Und auch, wenn wir die Gefühle nach Rache jener nur zu gut verstehen, die Unrecht erlitten haben nur zu gut verstehen, soll es unter uns doch anders sein. Warum mit Gewalt, wenn es vielleicht auch mit Güte geht? Das wussten auch schon unsere Vorfahren, und sie drückten es so aus: Worümme Störm, wenn es met Piusten auk geuht? – Warum Sturm, wenn es mit Pusten auch geht?
Amen
Begrüßung:
Kopf einziehen und durch oder „Kopf hoch, wird schon wieder“ sagen wir – ein schwacher Trost. Wir sind meist sprachlos, wenn andere beschwert sind.
Gerade den Gebeugten und Niedergedrückten, den Zurückgewiesenen und Benachteiligten gilt die Frohe Botschaft: Haltet durch! Richtet euch auf, denn Gott sieht die Bedrängnis und hört das Klagen. Auch wenn es nicht so scheint: Wer auf Erlösung wartet, hofft nicht vergeblich. Wie der Frühling auf den harten Winter folgt und die Ernte auf die Saat, so wird der Sehnsucht nach Gott sein Kommen folgen. Darum: Kopf hoch, damit ihr ihn kommen seht. Der Zweite Advent spricht von einem umwälzenden Befreiungsgeschehen. Die Wiederkunft Jesu wird nicht unbemerkt bleiben. Sie wird uns erschrecken, aber nicht zum Fürchten sein. Wer beharrlich mit seiner kleinen Kraft nach Gott Ausschau hält, den wird er nicht enttäuschen.
Spruch:
Seht auf und erhebt eure Häupter, weil eure Erlösung naht. (Lukas 21,28)
Gebet
Barmherziger Gott,
es brennt die zweite Kerze der Hoffnung. Wir wissen, du willst die Welt nicht lassen, wie sie ist. Du willst, dass den Gequälten Gerechtigkeit widerfährt. Du willst, dass die in Frieden leben können, denen Krieg diktiert wurde.

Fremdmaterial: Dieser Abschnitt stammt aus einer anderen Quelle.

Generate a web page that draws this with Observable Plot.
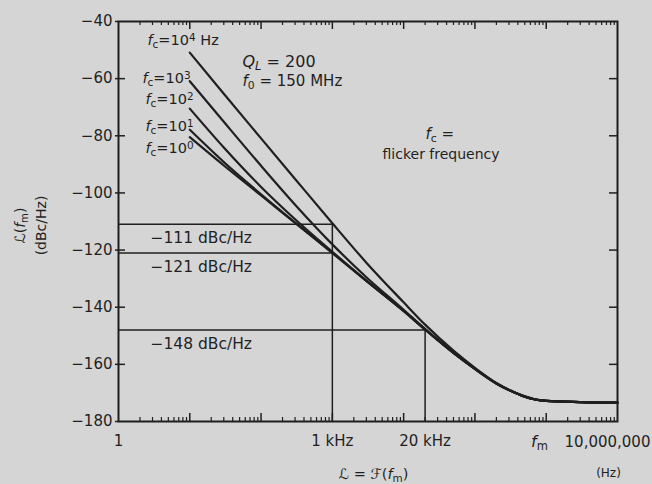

Hilf, dass wir geduldig das Feuer der Veränderung in dieser Welt immer wieder neu entfachen.
Amen.
Lieder:
16, 1-5 „Die Nacht ist vorgedrungen“
9, 1-4 „Nun jauchzet all ihr Frommen“
538, 1-4 „Tragt in die Welt nun ein Licht“
17, 1-2 „Wir sagen euch an den lieben Advent“
Schriftlesung: Jakobus 5, 7-8
7 Wartet geduldig, Brüder und Schwestern, bis der Herr wiederkommt.
Seht, wie der Bauer auf die kostbare Frucht der Erde wartet: Er wartet geduldig, bis der Frühregen und der Spätregen gefallen sind.
8 So seid auch ihr geduldig und stärkt eure Herzen, denn das Kommen des Herrn steht bevor.
Fürbittengebet:
Gefangen in den vielen Anforderungen des Alltags, bemüht um Liebe und Anerkennung, aber auch getrieben von Sorge, doch zu verlieren, was uns wichtig ist:
So leben wir oft in kräftezehrender Anspannung, und der Blick reicht kaum noch über die kleine eigene Welt hinaus.
Gott, ruf uns aus der ständigen Mühe, uns und anderen unseren Wert zu beweisen! Nimm uns die Angst, abzustürzen ins Nichts.
Belebe unser Vertrauen zu dir. Weite unser Herz in Erwartung des kommenden Christus, der ohne Bedingung Ja zu uns sagt.